I'm a noob and have some questions about viewing who accessed a file.

I found there are ways to see if a file was accessed (not modified/changed) through audit subsystem and inotify.

However, from what I have read online, according to here: http://www.cyberciti.biz/tips/linux-audit-files-to-see-who-made-changes-to-a-file.html

it says to 'watch/monitor' file, I have to set a watch by using command like:

# auditctl -w /etc/passwd -p war -k password-file

So if I create a new file or directory, do I have to use audit/inotify command to 'set' watch first to 'watch' who accessed the new file?

Also is there a way to know if a directory is being 'watched' through audit subsystem or inotify? How/where can I check the log of a file?


from further googling, I found this page saying: http://www.kernel.org/doc/man-pages/online/pages/man7/inotify.7.html

The inotify API provides no information about the user or process that triggered the inotify event.

So I guess this means that I cant figure out which user accessed a file?
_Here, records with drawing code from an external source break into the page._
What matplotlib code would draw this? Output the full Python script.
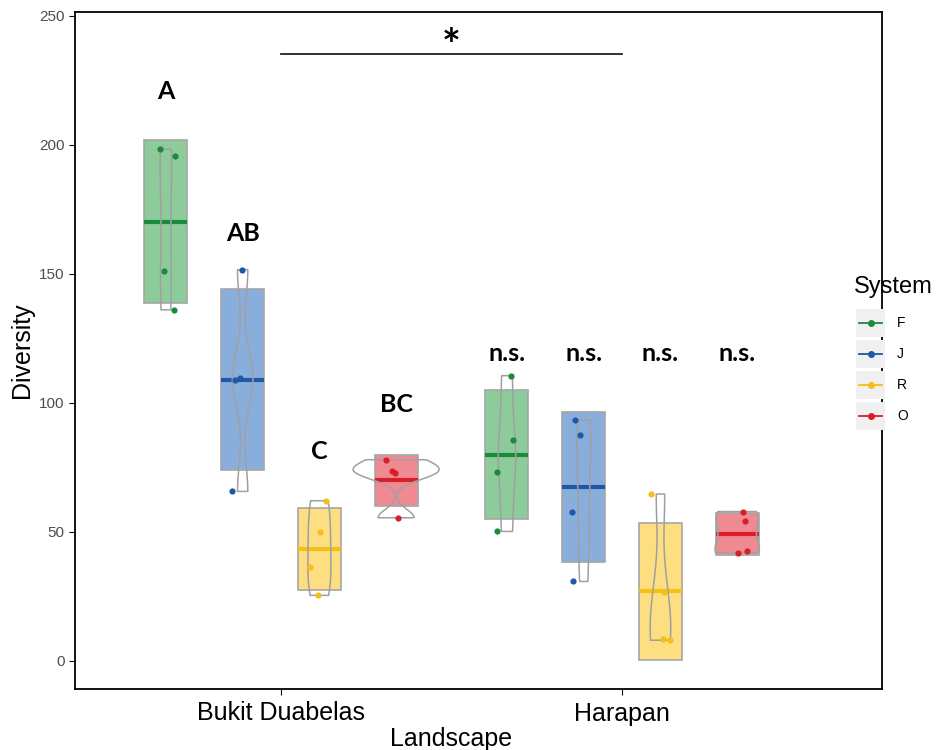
import numpy as np
import matplotlib.pyplot as plt
from matplotlib import cbook, mlab
from matplotlib.patches import Rectangle
from matplotlib.lines import Line2D

# data
landscapes = ["Bukit Duabelas", "Harapan"]
systems = ["F", "J", "R", "O"]

bd_F = [198.3, 195.7, 150.9, 136.0]
bd_J = [151.6, 109.6, 108.8, 65.6]
bd_R = [62.0, 49.7, 36.3, 25.3]
bd_O = [77.9, 73.6, 72.7, 55.4]
ha_F = [110.5, 85.7, 73.3, 50.1]
ha_J = [93.3, 87.6, 57.8, 30.7]
ha_R = [64.6, 26.6, 8.5, 7.9]
ha_O = [57.8, 54.3, 42.5, 41.9]

# horizontal jitter of the points as drawn
bd_jit = [[-0.018, 0.026, -0.005, 0.023],
          [-0.002, -0.007, -0.022, -0.031],
          [0.019, 0.002, -0.028, -0.005],
          [-0.029, -0.013, -0.004, 0.005]]
ha_jit = [[0.013, 0.017, -0.030, -0.030],
          [-0.026, -0.010, -0.034, -0.030],
          [-0.027, 0.010, 0.006, 0.027],
          [0.018, 0.024, 0.028, 0.001]]

# group letters
bd_letters = ["A", "AB", "C", "BC"]
bd_letter_y = [220.5, 165.5, 81, 99.2]
ha_letters = ["n.s.", "n.s.", "n.s.", "n.s."]
ha_letter_y = [119, 119, 119, 119]

dark = ["#1b8a3c", "#1f58a6", "#f5bf16", "#d81e28"]
light = ["#8dcb9b", "#8aaedc", "#fddf82", "#f08a92"]

groups = [[bd_F, bd_J, bd_R, bd_O], [ha_F, ha_J, ha_R, ha_O]]
jits = [bd_jit, ha_jit]

fig = plt.figure(figsize=(9.41, 7.5), dpi=100)
ax = fig.add_axes([75 / 941, 1 - 689 / 750, 807 / 941, 677 / 750])

dodge = 0.225
box_w = 0.126
vmax_w = 0.252


def nrd0(x):
    x = np.asarray(x)
    q1, q3 = np.percentile(x, [25, 75])
    lo = min(np.std(x, ddof=1), (q3 - q1) / 1.34)
    return 0.9 * lo * len(x) ** (-0.2)


def kde(x, coords):
    f = nrd0(x) / np.std(x, ddof=1)
    return mlab.GaussianKDE(x, f).evaluate(coords)


# violin stats for every group (area scaled like ggplot)
stats = []
for g in groups:
    for d in g:
        stats.append(cbook.violin_stats(np.array(d), kde, points=256)[0])
dens_max = max(s["vals"].max() for s in stats)

k = 0
for i, g in enumerate(groups):
    for j, d in enumerate(g):
        xc = i + 1 + (j - 1.5) * dodge
        d = np.array(d)
        m = d.mean()
        sd = d.std(ddof=1)
        ax.add_patch(Rectangle((xc - box_w / 2, m - sd), box_w, 2 * sd,
                               facecolor=light[j], edgecolor="#a6a6a6", lw=1.2, zorder=2))
        ax.plot([xc - box_w / 2, xc + box_w / 2], [m, m], color=dark[j], lw=3, zorder=3,
                solid_capstyle="butt")
        s = stats[k]
        hw = s["vals"] / dens_max * vmax_w / 2
        ax.fill_betweenx(s["coords"], xc - hw, xc + hw, facecolor="none",
                         edgecolor="#a0a0a0", lw=1.1, zorder=4)
        ax.scatter(xc + np.array(jits[i][j]), d, s=20, color=dark[j], zorder=5, lw=0)
        k += 1

for j in range(4):
    ax.text(1 + (j - 1.5) * dodge, bd_letter_y[j], bd_letters[j], ha="center", va="center",
            fontsize=18, fontweight="bold", family="Lato")
    ax.text(2 + (j - 1.5) * dodge, ha_letter_y[j], ha_letters[j], ha="center", va="center",
            fontsize=18, fontweight="bold", family="Lato")

# significance bar between landscapes
ax.plot([1, 2], [235.3, 235.3], color="#222222", lw=1.3)
ax.text(1.5, 238, "*", ha="center", va="center", fontsize=32, fontweight="bold", family="Lato")

ax.set_xlim(0.396, 2.762)
ax.set_ylim(-11, 251.5)
ax.set_xticks([1, 2])
ax.set_xticklabels(landscapes, fontsize=18, family="Liberation Sans")
ax.set_yticks([0, 50, 100, 150, 200, 250])
ax.set_yticklabels(["0", "50", "100", "150", "200", "250"], family="Liberation Sans")
ax.tick_params(axis="y", labelsize=11, labelcolor="#4d4d4d", length=4, width=0.8)
ax.tick_params(axis="x", length=4, width=0.8, pad=5)
for sp in ax.spines.values():
    sp.set_linewidth(1.3)
ax.set_xlabel("Landscape", fontsize=18, family="Liberation Sans")
ax.set_ylabel("Diversity", fontsize=18, family="Liberation Sans")
ax.xaxis.set_label_coords(0.466, -0.056)
ax.yaxis.set_label_coords(-0.051, 0.5)

# legend drawn by hand to get the grey key boxes
def fx(px):
    return px / 941


def fy(py):
    return 1 - py / 750


fig.text(fx(854), fy(287), "System", fontsize=17, family="Liberation Sans", va="center")
for j, lab in enumerate(systems):
    yc = 323 + j * 31
    fig.patches.append(Rectangle((fx(856), fy(yc + 14)), 29 / 941, 28 / 750,
                                 transform=fig.transFigure, facecolor="#f0f0f0",
                                 edgecolor="none"))
    fig.lines.append(Line2D([fx(859), fx(882)], [fy(yc), fy(yc)], transform=fig.transFigure,
                            color=dark[j], lw=1.3))
    fig.lines.append(Line2D([fx(870.5)], [fy(yc)], transform=fig.transFigure,
                            color=dark[j], marker="o", markersize=4, lw=0))
    fig.text(fx(897), fy(yc), lab, fontsize=10, family="Liberation Sans", va="center")

fig.savefig("out.png", dpi=100)
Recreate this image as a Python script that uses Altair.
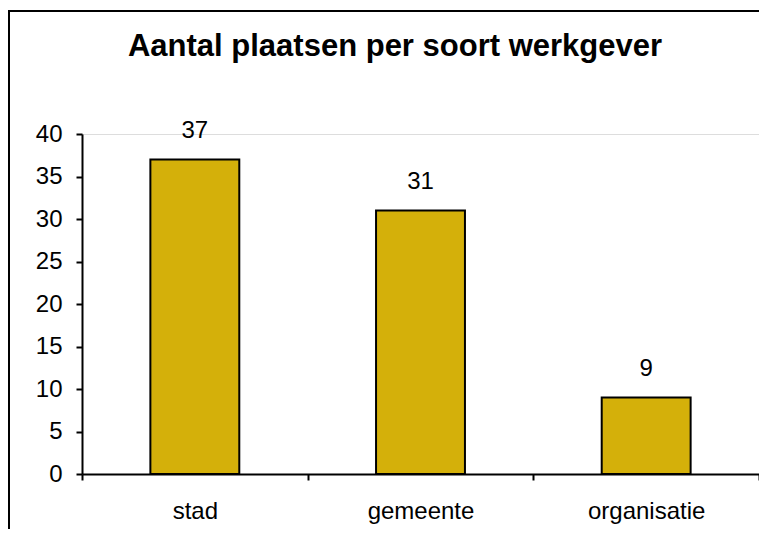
import altair as alt
import pandas as pd

categories = ["stad", "gemeente", "organisatie"]
values = [37, 31, 9]
title_text = "Aantal plaatsen per soort werkgever"
y_ticks = [0, 5, 10, 15, 20, 25, 30, 35, 40]

df = pd.DataFrame({"soort": categories, "aantal": values})

FONT = "Liberation Sans"
BAR = "#D4B00A"

x_enc = alt.X(
    "soort:N",
    sort=categories,
    scale=alt.Scale(paddingInner=0, paddingOuter=0),
    axis=alt.Axis(
        title=None, labelAngle=0, tickBand="extent", tickSize=6, tickWidth=2,
        tickColor="black", domainColor="black", domainWidth=2,
        labelFont=FONT, labelFontSize=24, labelColor="black", labelPadding=19,
    ),
)
y_enc = alt.Y(
    "aantal:Q",
    scale=alt.Scale(domain=[0, 40], nice=False),
    axis=alt.Axis(
        title=None, values=y_ticks, grid=False, tickSize=6, tickWidth=2,
        tickColor="black", domainColor="black", domainWidth=2,
        labelFont=FONT, labelFontSize=24, labelColor="black", labelPadding=14,
    ),
)

base = alt.Chart(df)
bars = base.mark_bar(
    color=BAR, stroke="black", strokeWidth=2, width=alt.RelativeBandSize(0.394)
).encode(x=x_enc, y=y_enc)

labels = base.mark_text(
    font=FONT, fontSize=24, color="black", baseline="alphabetic", dy=-22
).encode(x=alt.X("soort:N", sort=categories), y="aantal:Q", text="aantal:Q")

one = alt.Data(values=[{}])
title = alt.Chart(one).mark_text(
    font=FONT, fontSize=31, fontWeight="bold", color="black",
    align="center", baseline="alphabetic",
).encode(x=alt.value(313), y=alt.value(-78), text=alt.value(title_text))

# chart-area frame: only its left and top sides fall inside the picture
frame_left = alt.Chart(one).mark_rule(color="black", strokeWidth=2).encode(
    x=alt.value(-73), y=alt.value(-124), y2=alt.value(395)
)
frame_top = alt.Chart(one).mark_rule(color="black", strokeWidth=2).encode(
    y=alt.value(-123), x=alt.value(-74), x2=alt.value(677)
)

chart = alt.layer(frame_left, frame_top, bars, labels, title).properties(
    width=677,
    height=340,
    autosize=alt.AutoSizeParams(type="none"),
    padding={"left": 74, "top": 126, "right": 0, "bottom": 56},
).configure_view(stroke=None).configure(background="white")

chart.save("out.html", embed_options={"renderer": "svg", "actions": False})
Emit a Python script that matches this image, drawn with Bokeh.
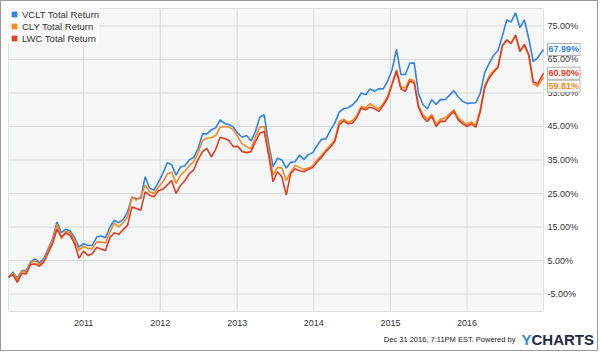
import pandas as pd
from bokeh.plotting import figure
from bokeh.models import Label, Legend, LegendItem, Range1d, BoxAnnotation
from bokeh.core.properties import value
from bokeh.embed import file_html
from bokeh.resources import INLINE

# ---------------- data ----------------
start_date = "2010-01-08"
step_days = 21
n_grid = 121
final_date = "2016-12-30"

series_names = ["VCLT Total Return", "CLY Total Return", "LWC Total Return"]

vclt = [0.0, 1.5, -0.3, 2.0, 2.0, 4.5, 5.5, 4.3, 5.5, 8.5,
        11.5, 16.5, 13.3, 14.3, 13.8, 11.8, 9.0, 10.0, 9.5, 9.5,
        12.0, 12.3, 11.8, 15.0, 17.0, 16.3, 17.2, 19.5, 23.9, 23.5,
        23.5, 30.0, 26.6, 26.0, 28.3, 31.0, 34.2, 33.6, 30.5, 32.9,
        33.3, 35.0, 35.8, 38.5, 42.8, 42.8, 44.0, 44.6, 47.0, 45.9,
        45.5, 44.8, 43.0, 41.8, 42.3, 40.7, 43.5, 47.8, 48.5, 39.8,
        33.0, 35.5, 35.0, 32.6, 34.3, 34.5, 36.5, 35.2, 36.6, 37.2,
        39.3, 41.2, 41.3, 43.9, 46.0, 49.3, 50.3, 50.6, 51.4, 52.8,
        55.0, 54.5, 56.2, 55.5, 56.3, 56.2, 58.6, 62.0, 68.0, 60.5,
        60.5, 63.9, 64.0, 54.8, 51.5, 50.3, 53.0, 51.6, 53.1, 53.0,
        54.3, 55.7, 53.8, 52.5, 51.9, 52.0, 52.1, 55.0, 61.1, 63.8,
        66.2, 67.6, 72.0, 76.8, 76.2, 78.9, 74.5, 76.8, 71.2, 64.4,
        65.5, 67.99]

cly = [0.0, 1.2, -0.8, 1.8, 1.6, 4.2, 5.0, 3.8, 5.0, 8.0,
       11.0, 15.8, 11.5, 13.8, 13.2, 11.0, 8.0, 9.2, 8.6, 8.6,
       10.5, 10.5, 10.2, 13.5, 16.2, 15.0, 16.3, 18.0, 24.0, 23.0,
       24.0, 27.5, 25.5, 25.0, 26.9, 28.5, 30.8, 31.4, 28.0, 30.5,
       31.7, 33.3, 34.5, 37.2, 40.8, 41.5, 41.7, 42.3, 44.8, 45.0,
       44.8, 44.0, 42.0, 39.8, 39.0, 38.3, 42.0, 44.8, 45.0, 38.5,
       30.5, 32.8, 32.6, 28.9, 31.3, 33.4, 32.8, 32.2, 32.6, 33.2,
       35.0, 36.4, 38.0, 39.4, 41.0, 46.5, 47.2, 46.3, 46.8, 48.2,
       51.0, 50.6, 51.8, 51.0, 50.2, 51.9, 54.0, 58.0, 62.0, 56.8,
       56.5, 59.2, 58.6, 51.2, 48.5, 47.2, 48.6, 45.6, 47.2, 47.5,
       48.8, 50.0, 47.6, 46.4, 45.6, 46.4, 45.4, 50.2, 57.2, 60.0,
       61.6, 62.8, 69.2, 70.9, 69.8, 72.2, 67.3, 69.3, 66.0, 57.8,
       57.0, 59.81]

lwc = [0.0, 0.8, -1.5, 1.2, 1.0, 3.8, 4.0, 3.3, 4.5, 7.3,
       10.0, 14.4, 12.0, 13.2, 12.5, 10.0, 5.7, 7.8, 6.5, 7.0,
       8.9, 8.4, 8.0, 11.8, 13.3, 12.8, 14.2, 15.5, 21.0, 20.5,
       20.0, 25.5, 24.5, 24.0, 25.8, 26.3, 27.5, 28.9, 25.0, 27.4,
       28.8, 30.9, 32.0, 35.2, 37.5, 38.5, 35.9, 38.2, 41.8, 41.4,
       40.8, 39.0, 39.1, 37.5, 37.2, 37.5, 40.5, 43.0, 43.5, 36.5,
       28.5, 31.5, 30.0, 24.5, 31.0, 32.4, 31.8, 31.5, 32.2, 32.8,
       34.5, 35.8, 37.5, 38.9, 40.5, 45.5, 46.7, 45.8, 46.0, 47.7,
       50.5, 50.0, 50.8, 50.3, 49.5, 51.3, 53.5, 57.5, 61.5, 56.2,
       55.5, 58.6, 58.0, 50.6, 47.8, 46.5, 48.0, 45.0, 46.6, 46.5,
       48.2, 49.5, 47.0, 45.8, 45.0, 45.8, 44.8, 49.5, 56.6, 59.5,
       61.2, 62.6, 69.0, 70.8, 69.8, 72.3, 67.5, 69.5, 66.5, 58.4,
       57.7, 60.90]

y_ticks = [-5, 5, 15, 25, 35, 45, 55, 65, 75]
x_tick_years = [2011, 2012, 2013, 2014, 2015, 2016]
footer_text = "Dec 31 2016, 7:11PM EST.  Powered by"

# ---------------- layout / style ----------------
colors = ["#2f84e4", "#f7891c", "#e23b26"]
font = "Liberation Sans"
W, H = 598, 351                     # inner canvas (1px CSS border around)
area_l, area_r, area_t, area_b = 7, 542, 7, 310   # plotting area in canvas px
plot_lo, plot_hi = -10.22, 80.22

dates = list(pd.date_range(start_date, periods=n_grid, freq=f"{step_days}D")) + [pd.Timestamp(final_date)]
ms = lambda t: pd.Timestamp(t).value / 1e6
x0, x1 = ms(start_date), ms(final_date)
mpp = (x1 - x0) / (area_r - area_l)           # ms per pixel
upp = (plot_hi - plot_lo) / (area_b - area_t)  # % per pixel

p = figure(width=W, height=H, x_axis_type="datetime",
           x_range=Range1d(x0 - area_l * mpp, x1 + (W - area_r) * mpp),
           y_range=Range1d(plot_lo - (H - area_b) * upp, plot_hi + area_t * upp),
           output_backend="svg", toolbar_location=None,
           min_border=0, border_fill_color="white", background_fill_color="white",
           outline_line_color=None)
p.axis.visible = False
p.grid.visible = False
p.styles = {"border": "1px solid #9a9a9a"}

# plotting area background + outline
p.add_layout(BoxAnnotation(left=x0, right=x1, bottom=plot_lo, top=plot_hi,
                           fill_color="#f5f6f6", fill_alpha=1.0,
                           line_color="#a8a8a8", line_width=1, level="underlay"))

# grid lines
year_ms = [ms(f"{y}-01-01") for y in x_tick_years]
p.segment(x0=year_ms, x1=year_ms, y0=plot_lo, y1=plot_hi, line_color="#dadada", line_width=1)
p.segment(x0=x0, x1=x1, y0=y_ticks, y1=y_ticks, line_color="#dadada", line_width=1)

# tick labels
p.text(x=x1, y=y_ticks, text=[f"{t:.2f}%" for t in y_ticks], x_offset=4,
       text_font=value(font), text_font_size="9px", text_color="#333333",
       text_align="left", text_baseline="middle")
p.text(x=year_ms, y=plot_lo, text=[str(y) for y in x_tick_years], y_offset=11,
       text_font=value(font), text_font_size="9px", text_color="#333333",
       text_align="center", text_baseline="middle")

# lines
all_series = [vclt, cly, lwc]
for vals, c in zip(all_series, colors):
    p.line(x=dates, y=vals, line_color=c, line_width=1.6)

# legend with square swatches (size-0 markers at last point, only the swatch shows)
items = []
for name, vals, c in zip(series_names, all_series, colors):
    r = p.scatter(x=[dates[-1]], y=[vals[-1]], size=0, marker="square",
                  fill_color=c, line_color=c)
    items.append(LegendItem(label=name, renderers=[r]))
legend = Legend(items=items, location="top_left", margin=7, padding=3, spacing=0,
                glyph_width=12, glyph_height=12, label_height=12, label_standoff=2,
                label_text_font=font, label_text_font_size="9.5px", label_text_color="#333333",
                background_fill_color="white", background_fill_alpha=0.6,
                border_line_color=None)
p.add_layout(legend)

# end value labels (avoid overlap)
finals = [(s[-1], c) for s, c in zip(all_series, colors)]
order = sorted(range(3), key=lambda i: -finals[i][0])
prev_px = None
for i in order:
    v, c = finals[i]
    py = (plot_hi - v) / upp
    shift = 0.0
    if prev_px is not None and py < prev_px + 13:
        shift = prev_px + 13 - py
    prev_px = py + shift
    p.add_layout(Label(x=x1 + 4 * mpp, y=v - shift * upp, text=f"{v:.2f}%",
                       text_color=c, text_font=font, text_font_size="9px",
                       text_font_style="bold", text_baseline="middle", text_align="left",
                       background_fill_color="white", border_line_color="#b0b0b0",
                       padding=1))

# footer
foot_y = plot_lo - 28 * upp
p.add_layout(Label(x=x1 - 26 * mpp, y=foot_y, text=footer_text,
                   text_font=font, text_font_size="7.5px", text_color="#222222",
                   text_align="right", text_baseline="middle"))
p.add_layout(Label(x=x1 - 22 * mpp, y=foot_y, text="Y",
                   text_font=font, text_font_size="15px", text_font_style="bold",
                   text_color="#2a8ae0", text_align="left", text_baseline="middle"))
p.add_layout(Label(x=x1 - 12 * mpp, y=foot_y, text="CHARTS",
                   text_font=font, text_font_size="15px", text_font_style="bold",
                   text_color="#1b2a48", text_align="left", text_baseline="middle"))

open("out.html", "w").write(file_html(p, INLINE))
Only audit subsystem can be used to figure out who accessed a file?

1 Answer 1


This is a brute force approach but you could look through the user's .bash_history in their home directory. This will only store a certain amount of lines though.

This might work, I am not saying it will work:

This assumes that your home directories are in /home and that the user did not remove their bash history file or move their history file.

for i in `ls /home/` do 

    echo "CURRENT USER IS $i"
    grep <filename> /home/$i/.bash_history | less 


that should find any references to in the bash histories of the users on the hosts.

Then you could grep the output of last to see who was logged in around the time that the timestamp on the file you are inspecting changed. Look for times close to the time that the timestamp on the file says.

You will also want to look for references to the echo command or anything using redirection as the file could have been modified with a redirection i.e. echo "test" > file_I_should_not_edit or echo "foo" >> append_to_file_i_should_not_edit.

I wish I could tell you an exact answer for your problem.